How candidates can align with Musk’s logic
For applicants, it is worth shifting focus. A perfectly designed PDF on its own is not enough. Anyone who wants to match Musk’s criteria could approach it like this:
- Prepare concrete examples: projects where you achieved measurable results - with numbers, timeframes and obstacles.
- Speak honestly about mistakes: don’t smooth everything over; show what you learned.
- State your motivation clearly: why this role and why this company? Generic lines stand out.
- Name your values: where do you draw boundaries personally, and what does trust mean in your day-to-day work?
If you stay authentic in the conversation rather than playing a part, you align much more closely with Musk’s expectations. His message comes through: he wants people he can rely on when it matters - not perfect show performers.
How radical is this approach, really?
Even if Musk expresses it provocatively, his central point is close to modern recruitment trends. Many organisations are questioning rigid filters such as grade averages, employer prestige or perfectly linear CVs. In their place, practical skills, willingness to learn and team behaviour are moving to the forefront.

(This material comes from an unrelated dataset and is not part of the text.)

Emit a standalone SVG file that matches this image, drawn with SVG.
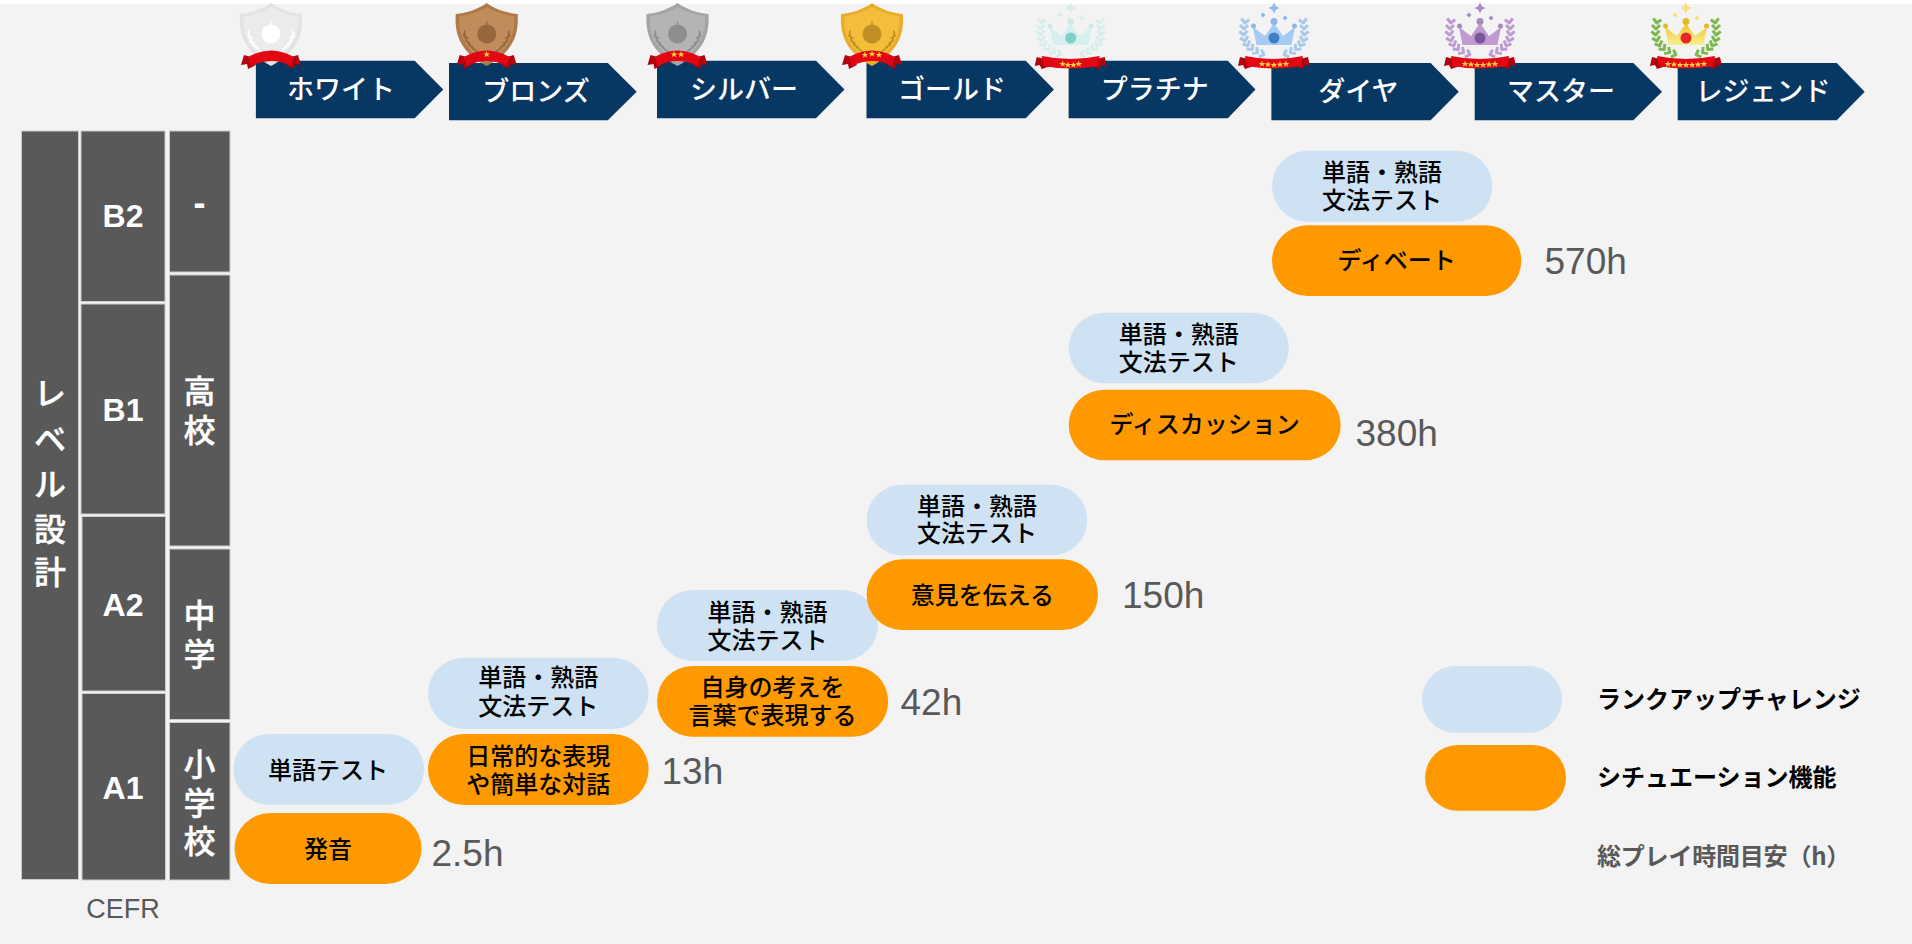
<svg xmlns="http://www.w3.org/2000/svg" width="1912" height="944" viewBox="0 0 1912 944">
<style>
text{font-family:"Noto Sans CJK JP","Liberation Sans",sans-serif}
.bg{fill:#f3f3f3}
.bar{fill:#073763}
.lab{fill:#fff;font-size:27px;font-weight:500;text-anchor:middle}
.box{fill:#595959;stroke:#ccc;stroke-width:1}
.v{fill:#fff;stroke:#fff;stroke-width:.4;font-size:32px;font-weight:500;text-anchor:middle}
.cefr{fill:#fff;font-family:"Liberation Sans",sans-serif;font-size:32px;font-weight:700;text-anchor:middle}
.blue{fill:#cfe2f3}
.org{fill:#f90}
.t{fill:#000;font-size:24px;font-weight:500;text-anchor:middle}
.h{fill:#595959;font-family:"Liberation Sans",sans-serif;font-size:37px}
.leg{font-size:24px;font-weight:700;fill:#000}
.s1{fill:var(--a)}.s2{fill:var(--b)}.s3{fill:var(--c)}
.w{fill:none;stroke:var(--c);stroke-width:1.6;stroke-linecap:round}
.rib{fill:#e30613}
.ribd{fill:#b0040e}
.st{fill:#ffd23c}
.lf{fill:none;stroke:var(--l);stroke-width:3;stroke-linejoin:round}
.cr{fill:var(--a)}.jw{fill:var(--j)}.bl{fill:var(--b)}.sp{fill:var(--c)}
</style>
<defs>
<path id="star" d="M0-3.400 .9-1 3.300-1 1.400.4 2.100 2.800 0 1.300 -2.100 2.800 -1.400.4 -3.300-1 -.9-1Z"/>
<g id="shield">
<path class="s1" d="M0,0C8,6 20,10 31,11C32,30 28,48 0,63C-28,48 -32,30 -31,11C-20,10 -8,6 0,0Z"/>
<path class="s2" d="M0,4C8,9 18,12 27.500,13.500C28,30 25,45 0,59C-25,45 -28,30 -27.500,13.500C-18,12 -8,9 0,4Z"/>
<circle class="s3" cy="31" r="9.500"/>
<rect class="s3" x="-.7" y="18" width="1.400" height="5"/>
<path class="w" d="M-22,28C-23,36 -18,43 -9,49M22,28C23,36 18,43 9,49M-23,33l4,2M-21,38l4,2M-18,42l4,2M-23,33l1,-4M23,33l-4,2M21,38l-4,2M18,42l-4,2M23,33l-1,-4"/>
</g>
<g id="rib1">
<path class="ribd" d="M-20,54-27,52-30,62-24,61-23,66-15,62Z"/>
<path class="ribd" d="M20,54 27,52 30,62 24,61 23,66 15,62Z"/>
<path class="rib" d="M-23,54Q0,41 23,54L20,63Q0,53 -20,63Z"/>
</g>
<g id="laurelL">
<path class="lf" d="M-4,-2 0,2 4,-2" transform="translate(-29,21) rotate(8)"/>
<path class="lf" d="M-4,-2 0,2 4,-2" transform="translate(-30,27)"/>
<path class="lf" d="M-4,-2 0,2 4,-2" transform="translate(-30.500,33) rotate(-5)"/>
<path class="lf" d="M-4,-2 0,2 4,-2" transform="translate(-29.500,39) rotate(-15)"/>
<path class="lf" d="M-4,-2 0,2 4,-2" transform="translate(-27,44) rotate(-25)"/>
<path class="lf" d="M-4,-2 0,2 4,-2" transform="translate(-23,48) rotate(-40)"/>
<path class="lf" d="M-4,-2 0,2 4,-2" transform="translate(-18,51.500) rotate(-55)"/>
<path class="lf" d="M-4,-2 0,2 4,-2" transform="translate(-12,54) rotate(-70)"/>
</g>
<g id="crown">
<use href="#laurelL"/>
<use href="#laurelL" transform="scale(-1,1)"/>
<path class="sp" d="M0,2.500 1.800,6.200 5.500,8 1.800,9.800 0,13.500 -1.800,9.800 -5.500,8 -1.800,6.200Z"/>
<path class="sp" d="M-11,12.500 -8.500,15 -11,17.500 -13.500,15ZM11,15.500 13.500,18 11,20.500 8.500,18Z"/>
<path class="cr" d="M-17.500,45-21,27-9,36 0,23 9,36 21,27 17.500,45Z"/>
<circle class="bl" cy="21.500" r="3.500"/><circle class="bl" cx="-20.500" cy="26" r="2.500"/><circle class="bl" cx="20.500" cy="26" r="2.500"/>
<circle class="jw" cy="38" r="5.500"/>
<path class="ribd" d="M-26,59-34,57-36,66-31,65-29,69-20,66Z"/>
<path class="ribd" d="M26,59 34,57 36,66 31,65 29,69 20,66Z"/>
<path class="rib" d="M-29,56Q0,62 29,56L27,66Q0,71 -27,66Z"/>
</g>
<linearGradient id="gold" x1="0" x2="0" y1="0" y2="1"><stop offset="0" stop-color="#eec82e"/><stop offset="1" stop-color="#f8ee90"/></linearGradient>
</defs>
<rect class="bg" x="0" y="4" width="1912" height="940"/>

<g id="rank-white"><path class="bar" d="M255.900,60.700H414.700L443.300,89.500 414.700,118.300H255.900Z"/><text class="lab" x="341" y="98.500">ホワイト</text>
<g transform="translate(271,3)" style="--a:#e3e3e3;--b:#ebebeb;--c:#fff"><use href="#shield"/><use href="#rib1"/></g></g>
<g id="rank-bronze"><path class="bar" d="M449,63H607.800L636.700,91.700 607.800,120.300H449Z"/><text class="lab" x="536" y="101">ブロンズ</text>
<g transform="translate(486.700,3)" style="--a:#ae7a48;--b:#c18c5b;--c:#96663c"><use href="#shield"/><use href="#rib1"/><use href="#star" class="st" x="0" y="51.500"/></g></g>
<g id="rank-silver"><path class="bar" d="M657,60.700H816L844.500,89.500 816,118.300H657Z"/><text class="lab" x="744" y="98.500">シルバー</text>
<g transform="translate(677.500,3)" style="--a:#a4a4a4;--b:#b4b4b4;--c:#8e8e8e"><use href="#shield"/><use href="#rib1"/><use href="#star" class="st" x="-3.500" y="51.500"/><use href="#star" class="st" x="3.500" y="51.500"/></g></g>
<g id="rank-gold"><path class="bar" d="M866.500,60.700H1025.700L1053.900,89.500 1025.700,118.300H866.500Z"/><text class="lab" x="952" y="98.500">ゴールド</text>
<g transform="translate(872,3)" style="--a:#e8ad2c;--b:#f4be3a;--c:#c28f26"><use href="#shield"/><use href="#rib1"/><use href="#star" class="st" x="-7" y="52"/><use href="#star" class="st" x="0" y="51"/><use href="#star" class="st" x="7" y="52"/></g></g>
<g id="rank-platinum"><path class="bar" d="M1068.600,60.700H1227.800L1255.500,89.500 1227.800,118.300H1068.600Z"/><text class="lab" x="1154.700" y="98.500">プラチナ</text>
<g transform="translate(1070.700,0)" style="--a:#d5f0ee;--b:#cfeae8;--c:#d5eeec;--l:#d8eeec;--j:#7fcfcb"><use href="#crown"/><use href="#star" class="st" x="-8" y="64"/><use href="#star" class="st" x="-2.700" y="65"/><use href="#star" class="st" x="2.700" y="65"/><use href="#star" class="st" x="8" y="64"/></g></g>
<g id="rank-diamond"><path class="bar" d="M1271.400,63H1430.600L1458.800,91.700 1430.600,120.300H1271.400Z"/><text class="lab" x="1358.400" y="101">ダイヤ</text>
<g transform="translate(1274,0)" style="--a:#a5cbf2;--b:#8db8e8;--c:#8db8e8;--l:#a8c8ec;--j:#3f7fc8"><use href="#crown"/><use href="#star" class="st" x="-12" y="64"/><use href="#star" class="st" x="-6" y="64.500"/><use href="#star" class="st" x="0" y="65"/><use href="#star" class="st" x="6" y="64.500"/><use href="#star" class="st" x="12" y="64"/></g></g>
<g id="rank-master"><path class="bar" d="M1474.700,63H1633.300L1662,91.700 1633.300,120.300H1474.700Z"/><text class="lab" x="1561" y="101">マスター</text>
<g transform="translate(1480,0)" style="--a:#bf9bd0;--b:#a98abf;--c:#a98abf;--l:#be9bd0;--j:#7a569c"><use href="#crown"/><use href="#star" class="st" x="-15" y="64"/><use href="#star" class="st" x="-9" y="64.500"/><use href="#star" class="st" x="-3" y="65"/><use href="#star" class="st" x="3" y="65"/><use href="#star" class="st" x="9" y="64.500"/><use href="#star" class="st" x="15" y="64"/></g></g>
<g id="rank-legend"><path class="bar" d="M1677.700,63H1836.700L1864.700,91.700 1836.700,120.300H1677.700Z"/><text class="lab" x="1763" y="101">レジェンド</text>
<g transform="translate(1686,0)" style="--a:url(#gold);--b:#e2bb2a;--c:#f7e070;--l:#7db84d;--j:#e8262d"><use href="#crown"/><use href="#star" class="st" x="-18" y="64"/><use href="#star" class="st" x="-12" y="64.500"/><use href="#star" class="st" x="-6" y="65"/><use href="#star" class="st" x="0" y="65"/><use href="#star" class="st" x="6" y="65"/><use href="#star" class="st" x="12" y="64.500"/><use href="#star" class="st" x="18" y="64"/></g></g>

<g id="col-level"><rect class="box" x="21.500" y="131" width="57" height="748.500"/>
<text class="v"><tspan x="50" y="405">レ</tspan><tspan x="50" y="450.500">ベ</tspan><tspan x="50" y="495.500">ル</tspan><tspan x="50" y="541">設</tspan><tspan x="50" y="584">計</tspan></text></g>
<g id="cefr-b2"><rect class="box" x="81" y="131" width="84" height="170.500"/><text class="cefr" x="123" y="227.300">B2</text></g>
<g id="cefr-b1"><rect class="box" x="81" y="304" width="84" height="210"/><text class="cefr" x="123" y="421">B1</text></g>
<g id="cefr-a2"><rect class="box" x="82" y="516.500" width="83.500" height="174.500"/><text class="cefr" x="123" y="616">A2</text></g>
<g id="cefr-a1"><rect class="box" x="82" y="693.500" width="83.500" height="186.500"/><text class="cefr" x="123" y="799">A1</text></g>
<g id="school-none"><rect class="box" x="169.500" y="131" width="60.500" height="141"/><text class="cefr" x="199.600" y="214.500" style="font-size:36px">-</text></g>
<g id="school-high"><rect class="box" x="169.500" y="275" width="60.500" height="271"/><text class="v"><tspan x="199.600" y="403">高</tspan><tspan x="199.600" y="441.500">校</tspan></text></g>
<g id="school-middle"><rect class="box" x="169.500" y="549" width="60.500" height="170.500"/><text class="v"><tspan x="199.600" y="627">中</tspan><tspan x="199.600" y="665.500">学</tspan></text></g>
<g id="school-elementary"><rect class="box" x="169.500" y="722.500" width="60.500" height="157.500"/><text class="v"><tspan x="199.600" y="776">小</tspan><tspan x="199.600" y="814.500">学</tspan><tspan x="199.600" y="853">校</tspan></text></g>
<text id="cefr-label" x="123" y="917.700" text-anchor="middle" style="font-family:'Liberation Sans',sans-serif;font-size:27px;fill:#595959">CEFR</text>

<g id="step1-test"><rect class="blue" x="233.500" y="734" width="190.500" height="70.700" rx="35.350"/><text class="t" x="328" y="778.500">単語テスト</text></g>
<g id="step1-func"><rect class="org" x="234.500" y="813" width="187" height="71" rx="35.500"/><text class="t" x="328" y="858">発音</text></g>
<text id="step1-hours" class="h" x="431.500" y="866">2.5h</text>

<g id="step2-test"><rect class="blue" x="428" y="657.700" width="220.600" height="71.300" rx="35.650"/><text class="t"><tspan x="538.300" y="686">単語・熟語</tspan><tspan x="538.300" y="714.500">文法テスト</tspan></text></g>
<g id="step2-func"><rect class="org" x="428" y="734" width="220.600" height="71" rx="35.500"/><text class="t"><tspan x="538.300" y="765">日常的な表現</tspan><tspan x="538.300" y="793">や簡単な対話</tspan></text></g>
<text id="step2-hours" class="h" x="661.500" y="783.500">13h</text>

<g id="step3-test"><rect class="blue" x="657" y="590" width="220.900" height="71" rx="35.500"/><text class="t"><tspan x="767.500" y="620.500">単語・熟語</tspan><tspan x="767.500" y="648.500">文法テスト</tspan></text></g>
<g id="step3-func"><rect class="org" x="657" y="666" width="231.200" height="70.700" rx="35.350"/><text class="t"><tspan x="772.600" y="695.700">自身の考えを</tspan><tspan x="772.600" y="724">言葉で表現する</tspan></text></g>
<text id="step3-hours" class="h" x="900.500" y="715">42h</text>

<g id="step4-test"><rect class="blue" x="866.600" y="484.700" width="220.600" height="70.600" rx="35.300"/><text class="t"><tspan x="976.900" y="514.500">単語・熟語</tspan><tspan x="976.900" y="542">文法テスト</tspan></text></g>
<g id="step4-func"><rect class="org" x="866.600" y="559.300" width="231.400" height="70.700" rx="35.350"/><text class="t" x="982.300" y="603.500">意見を伝える</text></g>
<text id="step4-hours" class="h" x="1122" y="608">150h</text>

<g id="step5-test"><rect class="blue" x="1068.700" y="312.700" width="220.200" height="70.600" rx="35.300"/><text class="t"><tspan x="1178.800" y="343">単語・熟語</tspan><tspan x="1178.800" y="371">文法テスト</tspan></text></g>
<g id="step5-func"><rect class="org" x="1068.700" y="389.700" width="272" height="70.600" rx="35.300"/><text class="t" x="1204.700" y="433">ディスカッション</text></g>
<text id="step5-hours" class="h" x="1355.500" y="446">380h</text>

<g id="step6-test"><rect class="blue" x="1272" y="150.700" width="220.300" height="71" rx="35.500"/><text class="t"><tspan x="1382" y="181">単語・熟語</tspan><tspan x="1382" y="209">文法テスト</tspan></text></g>
<g id="step6-func"><rect class="org" x="1272" y="225.300" width="249.300" height="70.700" rx="35.350"/><text class="t" x="1396.600" y="269">ディベート</text></g>
<text id="step6-hours" class="h" x="1544.500" y="274">570h</text>

<g id="legend-test"><rect class="blue" x="1422" y="666" width="140" height="66.700" rx="33.350"/><text class="leg" x="1597" y="708">ランクアップチャレンジ</text></g>
<g id="legend-func"><rect class="org" x="1425" y="745" width="141" height="65.700" rx="32.850"/><text class="leg" x="1597" y="786">シチュエーション機能</text></g>
<text id="legend-hours" class="leg" x="1597" y="865" letter-spacing="-.2" style="fill:#595959">総プレイ時間目安（h）</text>
</svg>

At the same time, Musk’s profile helps make this debate more visible. When one of the world’s best-known entrepreneurs openly says he is not impressed by CVs, traditional HR routines come under greater pressure. Particularly in sectors facing skills shortages, companies that pay closer attention to the quality of conversations and to personality may gain an advantage over time.
One risk remains: Musk’s strong focus on efficiency can make it easy to overlook quieter talent - for example, introverted specialists who do excellent work without being loud about it. Anyone applying his thinking to their own hiring should deliberately broaden their lens: conversation over paper, yes - but with space for different personality types.